Great Expectations belongs to the genre of novels known as 'Bildungsroman' – 'bildung' means education and 'roman' means novel in German. This type of novel focuses on the moral, spiritual and physical growth of the central character, beginning the narrative with them as a child and following their development into adulthood – in this case it is Pip who we follow. In Great Expectations we are also shown other characters who progress from childhood to adulthood, namely Estella, Herbert and Biddy. The development of children was always a principal theme for Dickens in many of his novels – some of his most famous creations are young people.
Growing up was not an easy time for any child in Victorian Britain. If you were rich you were probably looked after by a nanny and had little parental contact. You would possibly have been spoiled and certainly taught to look down on your social inferiors. If you were poor you probably lived in squalid conditions and may have had to go out to work from as young as five years old. Parents were often uncaring and unloving. Because of high death rates, many children had no parents at all - both Pip and Estella fall into this category.

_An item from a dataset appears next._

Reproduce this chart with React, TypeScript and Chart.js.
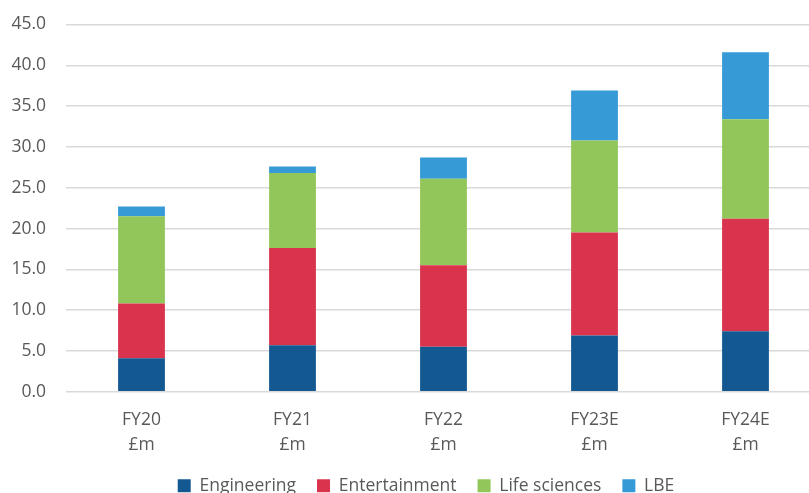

In Great Expectations, Dickens shows us that growing up is a difficult business and according to him there are three main things that have a major effect on a child's development:
|How does Dickens show this?||Evidence||Analysis|
|Parenting||Both Pip and Estella are orphans so lack direct parental contact. Pip is brought up by a substitute mother and father (Joe and Mrs Joe) and Estella by Miss Havisham alone.||My sister Mrs. Joe Gargery, was more than twenty years older than I, and had established a great reputation with herself and the neighbours because she had brought me up 'by hand'. Having at that time to find out for myself what the expression meant, and knowing her to have a hard and heavy hand, and to be much in the habit of laying it upon her husband as well as upon me, I supposed that Joe Gargery and I were both brought up by hand.||Originally being brought up by hand meant being raised by someone other than the child's natural mother. Dickens plays with words and makes it clear that Mrs Joe often uses physical violence to control her younger brother – and, indeed, her husband. The brutality that Pip suffers is also carried out by other parental figures he comes into contact with – Magwitch (physical violence), and Miss Havisham (psychological violence).|
|Education||Pip lacks formal education apart from what he receives at the local village school. Biddy helps him to develop his abilities but again this is limited. Once he comes into money, Pip has lessons in becoming a gentleman. Estella is taught by Miss Havisham and then attends a posh school to finish her education.||Mr. Pocket and I had a long talk together. He knew more of my intended career than I knew myself, for he referred to his having been told by Mr. Jaggers that I was not designed for any profession, and that I should be well enough educated for my destiny if I could "hold my own" with the average of young men in prosperous circumstances. I acquiesced, of course, knowing nothing to the contrary.||When Pip is in London he is not being educated for the sake of it or so that he becomes employable. Rather, he is learning how to become a leisured gentleman so he will be able to have conversations on a number of topics with other young members of society. Pip does not object and interestingly admits to 'knowing nothing'.|
|Self-perception||Pip's sense of how his choices affect himself and others grows throughout the novel. By the end of the book he is highly critical of some of the decisions he has made.||All other swindlers upon earth are nothing to the self-swindlers, and with such pretences did I cheat myself. Surely a curious thing. That I should innocently take a bad half-crown of somebody else's manufacture, is reasonable enough; but that I should knowingly reckon the spurious coin of my own make, as good money!||The older Pip, who is narrating the story, is able to look back on his younger self and comment on his own behaviour. Here Dickens uses a metaphor about fake money – highly appropriate as the story is all about the power of wealth.|
How does Dickens show that Pip's conscience develops during the novel?
By the end of the novel Pip has learned about true repentance and becomes a much better person.